Oct. 8 (Bloomberg) -- Oil reversed losses in New York as the dollar fell against the euro, increasing the appeal of commodities as an alternative investment.
Crude earlier declined as much as 0.7 percent after the euro strengthened 0.3 percent against the greenback. U.S. payrolls excluding government agencies probably increased in September, according to a Bloomberg News survey of economists before a report today, supporting traders’ expectations that the economy is stabilizing in the world’s largest oil consumer.
“The weakening dollar is putting a reasonable floor under the price of oil,” said Gavin Wendt, a director at commodity analysts Mine Life Resources Ltd. in Sydney. “Everyone is looking for an indication of the underlying health of the economy. A lot of speculators have bet on oil to push higher.”
Crude for November delivery was unchanged at $81.67 a barrel in electronic trading on the New York Mercantile Exchange at 2:52 p.m. Singapore time. The contract earlier lost as much as 56 cents to $81.11. Yesterday, it plunged $1.56, or 1.9 percent, to $81.67, the biggest drop since Sept. 16.
The U.S. currency was at $1.3941 against the euro, slipping from $1.3926 yesterday in New York, when it slumped to $1.4029, the weakest since Jan. 28. Investors tend to buy commodities when the dollar falls.

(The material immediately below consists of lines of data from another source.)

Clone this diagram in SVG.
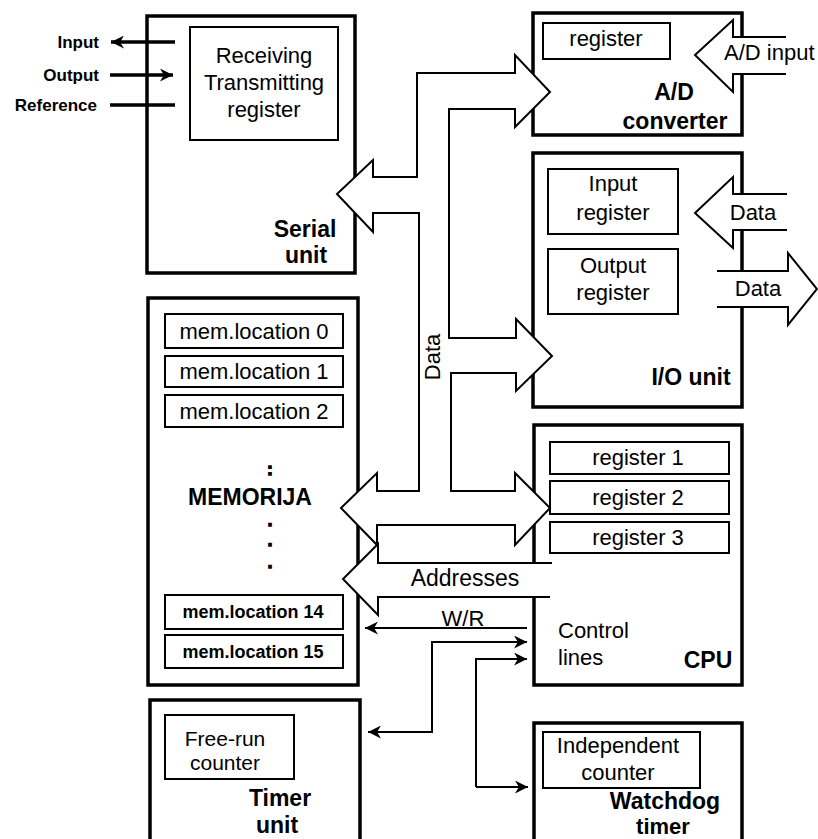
<svg xmlns="http://www.w3.org/2000/svg" width="818" height="839" viewBox="0 0 818 839">
<style>
text{font-family:"Liberation Sans",Arial,sans-serif;fill:#000}
.r{font-size:22px}
.b{font-size:23px;font-weight:bold}
.lb{font-size:17px;font-weight:bold}
.sm{font-size:18px;font-weight:bold}
.dot{font-size:16px;font-weight:bold;stroke:#000;stroke-width:1.5}
.m{text-anchor:middle}
.e{text-anchor:end}
.box{fill:#fff;stroke:#000;stroke-width:3.5}
.in{fill:none;stroke:#000;stroke-width:2}
.bus{fill:#fff;stroke:#000;stroke-width:2;stroke-linejoin:miter}
.fill{fill:#fff;stroke:none}
.ln{fill:none;stroke:#000;stroke-width:2}
.tk{fill:none;stroke:#000;stroke-width:3.5}
</style>
<defs>
<marker id="ah" viewBox="0 0 10 10" refX="10" refY="5" markerUnits="userSpaceOnUse" markerWidth="21" markerHeight="13" orient="auto-start-reverse">
<path d="M0,0 L10,5 L0,10 L3,5 z" fill="#000"/>
</marker>
</defs>

<g id="serial">
<rect class="box" x="147" y="16" width="208" height="257"/>
<rect class="in" x="190" y="27" width="148" height="113"/>
<text class="r m" x="264" y="63">Receiving</text>
<text class="r m" x="264" y="90">Transmitting</text>
<text class="r m" x="264" y="117">register</text>
<text class="b m" x="305" y="237">Serial</text>
<text class="b m" x="306" y="263">unit</text>
</g>

<g id="ad">
<rect class="box" x="533" y="13" width="209" height="122"/>
<rect class="in" x="543" y="23" width="127" height="36"/>
<text class="r m" x="606" y="46">register</text>
<text class="b m" x="674" y="100">A/D</text>
<text class="b m" x="675" y="129">converter</text>
</g>

<g id="io">
<rect class="box" x="533" y="153" width="209" height="254"/>
<rect class="in" x="548" y="169" width="130" height="65"/>
<text class="r m" x="613" y="191">Input</text>
<text class="r m" x="613" y="220">register</text>
<rect class="in" x="548" y="249" width="130" height="65"/>
<text class="r m" x="613" y="273">Output</text>
<text class="r m" x="613" y="300">register</text>
<text class="b m" x="691" y="385">I/O unit</text>
</g>

<g id="memory">
<rect class="box" x="148" y="298" width="210" height="387"/>
<rect class="in" x="165" y="314" width="178" height="34"/>
<text class="r m" x="254" y="339">mem.location 0</text>
<rect class="in" x="165" y="356" width="178" height="31"/>
<text class="r m" x="254" y="379">mem.location 1</text>
<rect class="in" x="165" y="395" width="178" height="32"/>
<text class="r m" x="254" y="419">mem.location 2</text>
<text class="dot m" x="270" y="475">:</text>
<text class="b m" x="250" y="505">MEMORIJA</text>
<text class="dot m" x="270" y="526">.</text>
<text class="dot m" x="270" y="546">.</text>
<text class="dot m" x="270" y="568">.</text>
<rect class="in" x="165" y="595" width="178" height="34"/>
<text class="sm m" x="253" y="618">mem.location 14</text>
<rect class="in" x="165" y="635" width="178" height="33"/>
<text class="sm m" x="253" y="658">mem.location 15</text>
</g>

<g id="cpu">
<rect class="box" x="534" y="425" width="208" height="260"/>
<rect class="in" x="550" y="442" width="179" height="32"/>
<text class="r m" x="638" y="465">register 1</text>
<rect class="in" x="550" y="481" width="179" height="33"/>
<text class="r m" x="638" y="505">register 2</text>
<rect class="in" x="550" y="522" width="179" height="31"/>
<text class="r m" x="638" y="545">register 3</text>
<text class="r" x="558" y="638">Control</text>
<text class="r" x="558" y="665">lines</text>
<text class="b m" x="708" y="668">CPU</text>
</g>

<g id="timer">
<rect class="box" x="150" y="700" width="210" height="160"/>
<rect class="in" x="165" y="715" width="129" height="64"/>
<text class="r m" x="225" y="746" style="font-size:21px">Free-run</text>
<text class="r m" x="225" y="770" style="font-size:21px">counter</text>
<text class="b m" x="280" y="806">Timer</text>
<text class="b m" x="277" y="833">unit</text>
</g>

<g id="watchdog">
<rect class="box" x="534" y="723" width="208" height="140"/>
<rect class="in" x="543" y="732" width="157" height="56"/>
<text class="r m" x="618" y="753">Independent</text>
<text class="r m" x="618" y="780">counter</text>
<text class="b m" x="665" y="809">Watchdog</text>
<text class="b m" x="663" y="834" style="font-size:22px">timer</text>
</g>

<g id="connectors">
<line class="tk" x1="175" y1="42" x2="111" y2="42" marker-end="url(#ah)"/>
<line class="tk" x1="110" y1="75" x2="173" y2="75" marker-end="url(#ah)"/>
<line class="tk" x1="110" y1="105" x2="175" y2="105"/>
<text class="lb e" x="99" y="48">Input</text>
<text class="lb e" x="99" y="81">Output</text>
<text class="lb e" x="97" y="111">Reference</text>

<polygon class="bus" points="337,194 373,160 373,177 417,177 417,73 515,73 515,55 550,92 515,127 515,109 449,109 449,338 516,338 516,319 552,356 516,391 516,373 451,373 451,491 515,491 515,473 550,508 515,545 515,525 377,525 377,545 341,508 377,473 377,491 419,491 419,213 373,213 373,232"/>
<text class="r m" transform="translate(440,357) rotate(-90)">Data</text>

<polygon class="fill" points="552,563 378,563 378,544 343,579 378,615 378,597 552,597"/>
<polyline class="ln" points="552,563 378,563 378,544 343,579 378,615 378,597 550,597"/>
<text class="r m" x="465" y="586" style="font-size:23px">Addresses</text>

<polygon class="fill" points="786,37 733,37 733,20 695,55 733,92 733,74 786,74"/>
<polyline class="ln" points="786,37 733,37 733,20 695,55 733,92 733,74 786,74"/>
<text class="r" x="724" y="60">A/D input</text>

<polygon class="fill" points="787,194 733,194 733,177 695,213 733,248 733,230 787,230"/>
<polyline class="ln" points="787,194 733,194 733,177 695,213 733,248 733,230 787,230"/>
<text class="r m" x="753" y="220">Data</text>

<polygon class="fill" points="717,271 788,271 788,253 817,289 788,325 788,307 717,307"/>
<polyline class="ln" points="717,271 788,271 788,253 817,289 788,325 788,307 717,307"/>
<text class="r m" x="758" y="296">Data</text>

<line class="ln" x1="527" y1="628" x2="365" y2="628" marker-end="url(#ah)"/>
<text class="r m" x="463" y="626">W/R</text>

<polyline class="ln" points="368,732 432,732 432,642 527,642" marker-start="url(#ah)" marker-end="url(#ah)"/>
<polyline class="ln" points="476,787 476,659 527,659" marker-end="url(#ah)"/>
<line class="ln" x1="476" y1="787" x2="528" y2="787" marker-end="url(#ah)"/>
</g>
</svg>
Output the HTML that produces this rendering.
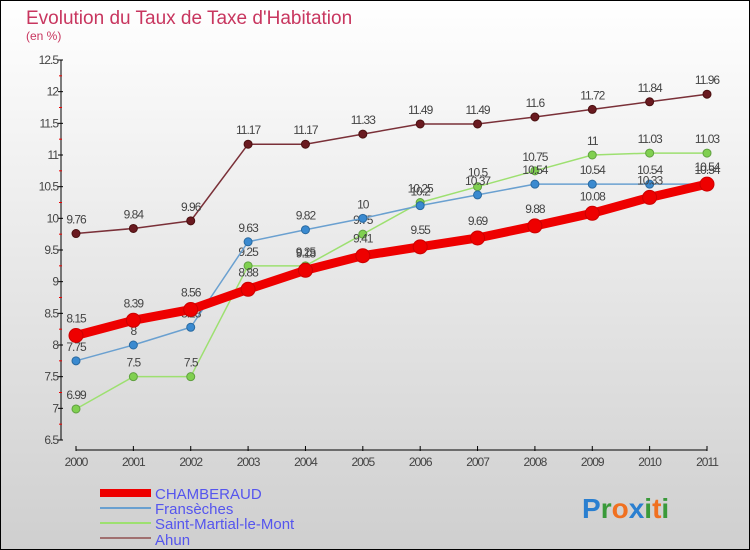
<!DOCTYPE html>
<html><head><meta charset="utf-8"><style>
body{margin:0;width:750px;height:550px;overflow:hidden}
svg{display:block;font-family:"Liberation Sans",sans-serif}
</style></head><body>
<svg id="c" width="750" height="550" xmlns="http://www.w3.org/2000/svg">
<defs><linearGradient id="bg" x1="0" y1="0" x2="0" y2="1"><stop offset="0" stop-color="#ffffff"/><stop offset="1" stop-color="#cfcfcf"/></linearGradient></defs>
<rect x="0.5" y="0.5" width="749" height="549" fill="url(#bg)" stroke="#000"/>
<text x="26" y="24" font-size="19" fill="#c8365f">Evolution du Taux de Taxe d'Habitation</text>
<text x="26" y="40" font-size="12" fill="#c8365f">(en %)</text>
<g id="axes"></g><g id="series"></g>
<g>
<rect x="100" y="489" width="51" height="8" fill="#e00"/>
<rect x="100" y="507" width="51" height="2" fill="#6aa0d0"/>
<rect x="100" y="522" width="51" height="2" fill="#9de070"/>
<rect x="100" y="537" width="51" height="2" fill="#a07070"/>
<text x="155" y="499" font-size="15" fill="#5555ee">CHAMBERAUD</text>
<text x="155" y="514" font-size="15" fill="#5555ee">Fransèches</text>
<text x="155" y="529" font-size="15" fill="#5555ee">Saint-Martial-le-Mont</text>
<text x="155" y="545" font-size="15" fill="#5555ee">Ahun</text>
</g>
<g font-size="28" font-weight="bold"><text x="582" y="518"><tspan fill="#2a7fd0">P</tspan><tspan fill="#3a9a3a">r</tspan><tspan fill="#f07020">o</tspan><tspan fill="#2a7fd0">x</tspan><tspan fill="#3a9a3a">i</tspan><tspan fill="#f07020">t</tspan><tspan fill="#3a9a3a">i</tspan></text></g>
</svg>
<script>
const years=["2000","2001","2002","2003","2004","2005","2006","2007","2008","2009","2010","2011"];
const yTicks=[6.5,7,7.5,8,8.5,9,9.5,10,10.5,11,11.5,12,12.5];
const chamberaud=[8.15,8.39,8.56,8.88,9.18,9.41,9.55,9.69,9.88,10.08,10.33,10.54];
const fransechhes=[7.75,8,8.28,9.63,9.82,10,10.2,10.37,10.54,10.54,10.54,10.54];
const saintMartial=[6.99,7.5,7.5,9.25,9.25,9.75,10.25,10.5,10.75,11,11.03,11.03];
const ahun=[9.76,9.84,9.96,11.17,11.17,11.33,11.49,11.49,11.6,11.72,11.84,11.96];
const NS="http://www.w3.org/2000/svg";
const X=i=>76+i*(707-76)/11, Y=v=>440-(v-6.5)*(380/6);
function mk(t,a,p){const e=document.createElementNS(NS,t);for(const k in a)e.setAttribute(k,a[k]);p.appendChild(e);return e;}
const ax=document.getElementById('axes');
let e=mk('line',{x1:61,y1:60,x2:61,y2:440,stroke:'#000'},ax);

e=mk('line',{x1:76,y1:450,x2:707,y2:450,stroke:'#000'},ax);

yTicks.forEach((v,i)=>{
  mk('line',{x1:58,y1:Y(v),x2:63,y2:Y(v),stroke:'#000'},ax);
  if(i<yTicks.length-1)mk('line',{x1:59,y1:Y(v+0.25),x2:62,y2:Y(v+0.25),stroke:'#e00'},ax);
  const t=mk('text',{x:58,y:Y(v)+4,'font-size':12,fill:'#444','text-anchor':'end','letter-spacing':'-1'},ax);
  t.textContent=String(v);
  
});
years.forEach((y,i)=>{
  mk('line',{x1:X(i),y1:446,x2:X(i),y2:451,stroke:'#000'},ax);
  const t=mk('text',{x:X(i),y:466,'font-size':12,fill:'#444','text-anchor':'middle','letter-spacing':'-1'},ax);
  t.textContent=y;
  
});
const sg=document.getElementById('series');
function draw(vals,name,col,mcol,stroke,w,r){
  const g=mk('g',{},sg);
  
  const l=mk('polyline',{points:vals.map((v,i)=>X(i)+','+Y(v)).join(' '),fill:'none',stroke:col,'stroke-width':w,'stroke-linejoin':'round'},g);
  
  vals.forEach((v,i)=>{
    const c=mk('circle',{cx:X(i),cy:Y(v),r:r,fill:mcol,stroke:stroke,'stroke-width':1},g);
    
    const t=mk('text',{x:X(i),y:Y(v)-r-6,'font-size':12,fill:'#444','text-anchor':'middle','letter-spacing':'-1'},g);
    t.textContent=String(v);
    
  });
}
draw(ahun,'ahun','#7a3038','#6a1a20','#4a1010',1.5,4);
draw(saintMartial,'saint-martial','#9de070','#80d050','#60a040',1.5,4);
draw(fransechhes,'fransechhes','#6aa0d0','#3a8ad0','#2a6aa0',1.5,4);
draw(chamberaud,'chamberaud','#ee0000','#ee0000','#cc0000',9,7);
</script>
</body></html>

Oil, set for a third weekly gain, has climbed 3 percent this year amid speculation the global economic recovery would boost fuel demand.

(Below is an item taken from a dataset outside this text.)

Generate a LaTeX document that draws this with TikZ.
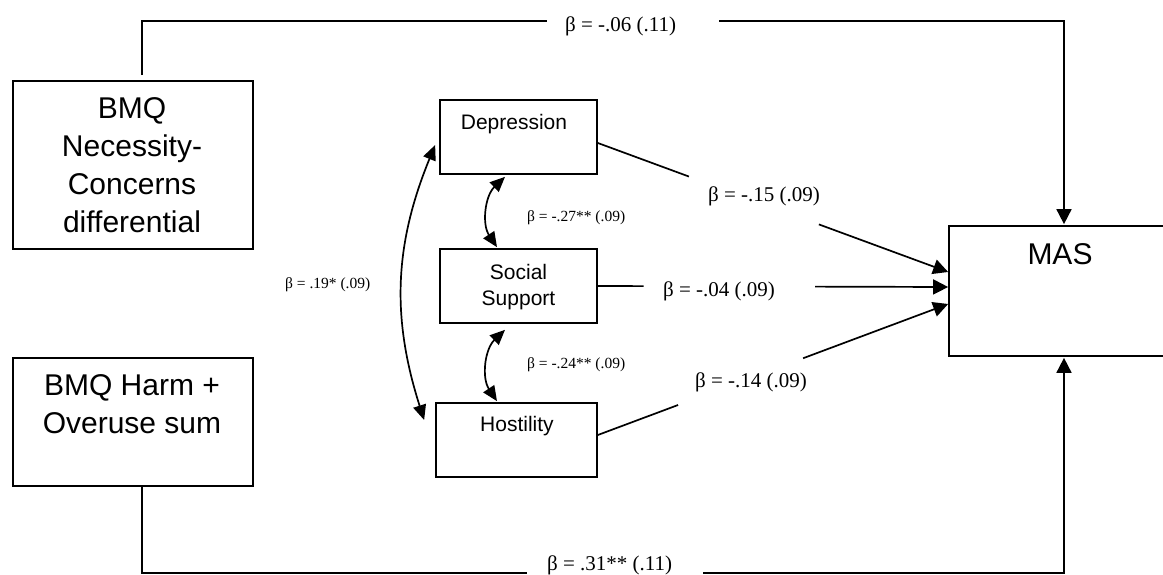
\documentclass[tikz,border=0pt]{standalone}
\usepackage{fontspec}
\setmainfont{Liberation Serif}
\newfontfamily\arialfont{Liberation Sans}
\usetikzlibrary{arrows.meta,calc}

\begin{document}
\begin{tikzpicture}[x=1pt,y=-1pt,
  box/.style={draw, line width=1.7pt, inner sep=0pt},
  big/.style={font=\arialfont\fontsize{30}{38}\selectfont, align=center, inner sep=0pt, anchor=north},
  mid/.style={font=\arialfont\fontsize{21}{26}\selectfont, align=center, inner sep=0pt, anchor=north},
  coef/.style={font=\fontsize{21}{24}\selectfont, inner sep=0pt, anchor=base west},
  coefsm/.style={font=\fontsize{15.5}{18}\selectfont, inner sep=0pt, anchor=base west},
  conn/.style={line width=1.7pt},
  tip/.style={-{Triangle[length=15pt,width=15pt]}},
  dtip/.style={{Triangle[length=15pt,width=13pt]}-{Triangle[length=15pt,width=13pt]}},
]
\useasboundingbox (0,0) rectangle (1163,575);
\clip (0,0) rectangle (1163,575);

% predictors
\node[box, minimum width=240pt, minimum height=168pt] (nec) at (133,165) {};
\node[big] (necT) at ([xshift=-1pt,yshift=-17.5pt]nec.north) {BMQ\\Necessity-\\Concerns\\differential};
\node[box, minimum width=240pt, minimum height=128pt] (harm) at (133,422) {};
\node[big] (harmT) at ([xshift=-1pt,yshift=-17.5pt]harm.north) {BMQ Harm +\\Overuse sum};

% mediators
\node[box, minimum width=157pt, minimum height=74pt] (dep) at (518.5,137) {};
\node[mid] (depT) at ([xshift=-4.5pt,yshift=-15pt]dep.north) {Depression};
\node[box, minimum width=157pt, minimum height=74pt] (soc) at (518.5,286) {};
\node[mid] (socT) at ([yshift=-16pt]soc.north) {Social\\Support};
\node[box, minimum width=161pt, minimum height=74pt] (hos) at (516.5,440) {};
\node[mid] (hosT) at ([xshift=0.5pt,yshift=-14pt]hos.north) {Hostility};

% outcome (runs off the right edge)
\node[box, minimum width=230pt, minimum height=130pt] (mas) at (1064,291) {};
\node[big] (masT) at ([xshift=-4pt,yshift=-18pt]mas.north) {MAS};

% direct path from the necessity-concerns differential
\coordinate (tA) at (547,21);
\coordinate (tB) at (719,21);
\draw[conn] ([xshift=9pt,yshift=5pt]nec.north) |- (tA);
\draw[conn,tip] (tB) -| ([yshift=1pt]mas.north);
\node[coef] (lTop) at (565,32) {β = -.06 (.11)};

% direct path from harm + overuse
\coordinate (bA) at (527,573);
\coordinate (bB) at (703,573);
\draw[conn] ([xshift=9pt]harm.south) |- (bA);
\draw[conn,tip] (bB) -| ([yshift=-1pt]mas.south);
\node[coef] (lBot) at (547,570) {β = .31** (.11)};

% mediator paths into MAS
\coordinate (inD) at ([yshift=19pt]mas.west);
\coordinate (inS) at ([yshift=4pt]mas.west);
\coordinate (inH) at ([yshift=-13pt]mas.west);
\coordinate (outD) at ([yshift=-6pt]dep.east);
\coordinate (outS) at (soc.east);
\coordinate (outH) at ([yshift=5pt]hos.east);

\draw[conn] (outD) -- ($(outD)!0.26!(inD)$);
\draw[conn,tip] ($(outD)!0.631!(inD)$) -- (inD);
\node[coef] (lD) at (708,202) {β = -.15 (.09)};

\draw[conn] (outS) -- ($(outS)!0.131!(inS)$);
\draw[conn,tip] ($(outS)!0.62!(inS)$) -- (inS);
\node[coef] (lS) at (663,296) {β = -.04 (.09)};

\draw[conn] (outH) -- ($(outH)!0.229!(inH)$);
\draw[conn,tip] ($(outH)!0.586!(inH)$) -- (inH);
\node[coef] (lH) at (695,387) {β = -.14 (.09)};

% correlations among mediators
\draw[conn,dtip] ([xshift=-4pt,yshift=-8pt]dep.west) to[bend right=20] ([xshift=-11pt,yshift=20pt]hos.west);
\node[coefsm] (lDH) at (285,288) {β = .19* (.09)};

\draw[conn,dtip] ([xshift=-13.5pt,yshift=-2pt]dep.south) to[bend right=40] ([xshift=-21.5pt,yshift=1pt]soc.north);
\node[coefsm] (lDS) at (527,222) {β = -.27** (.09)};

\draw[conn,dtip] ([xshift=-13.5pt,yshift=-6pt]soc.south) to[bend right=40] ([xshift=-19.5pt,yshift=1pt]hos.north);
\node[coefsm] (lSH) at (527,368) {β = -.24** (.09)};
\end{tikzpicture}
\end{document}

Private payrolls in the U.S. probably increased 75,000 in September after slowing to a 67,000 gain in August, according to a Bloomberg News survey. Overall nonfarm payrolls may have declined by 5,000 last month.

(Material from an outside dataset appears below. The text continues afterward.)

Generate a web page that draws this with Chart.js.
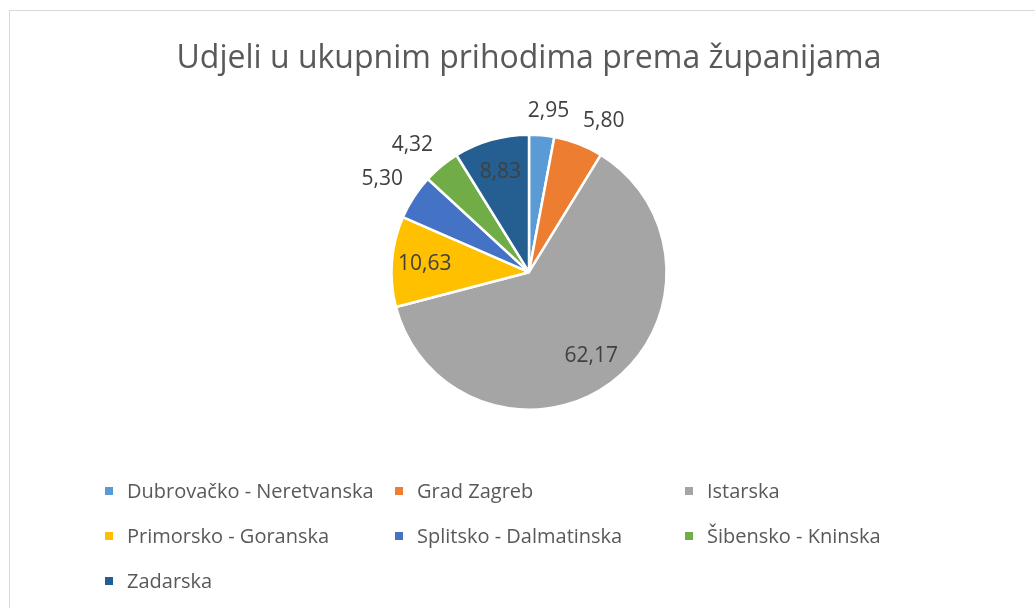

“If the jobs figure were to be negative, that might have some impact on oil, pushing it lower,” said Wendt at Mine Life. “But that will be offset by the realization that the Federal Reserve will step in with more stimulus and that will mean a lower dollar and higher oil.”
Fed Chairman Ben S. Bernanke said Oct. 4 the central bank’s first round of large-scale asset purchases, known as quantitative easing, aided the economy and further buying is likely to help more.
Brent crude for November settlement was at $83.52 a barrel, up 9 cents, on the ICE Futures Europe exchange in London. The contract earlier lost as much as 40 cents, or 0.5 percent, to $83.03 a barrel.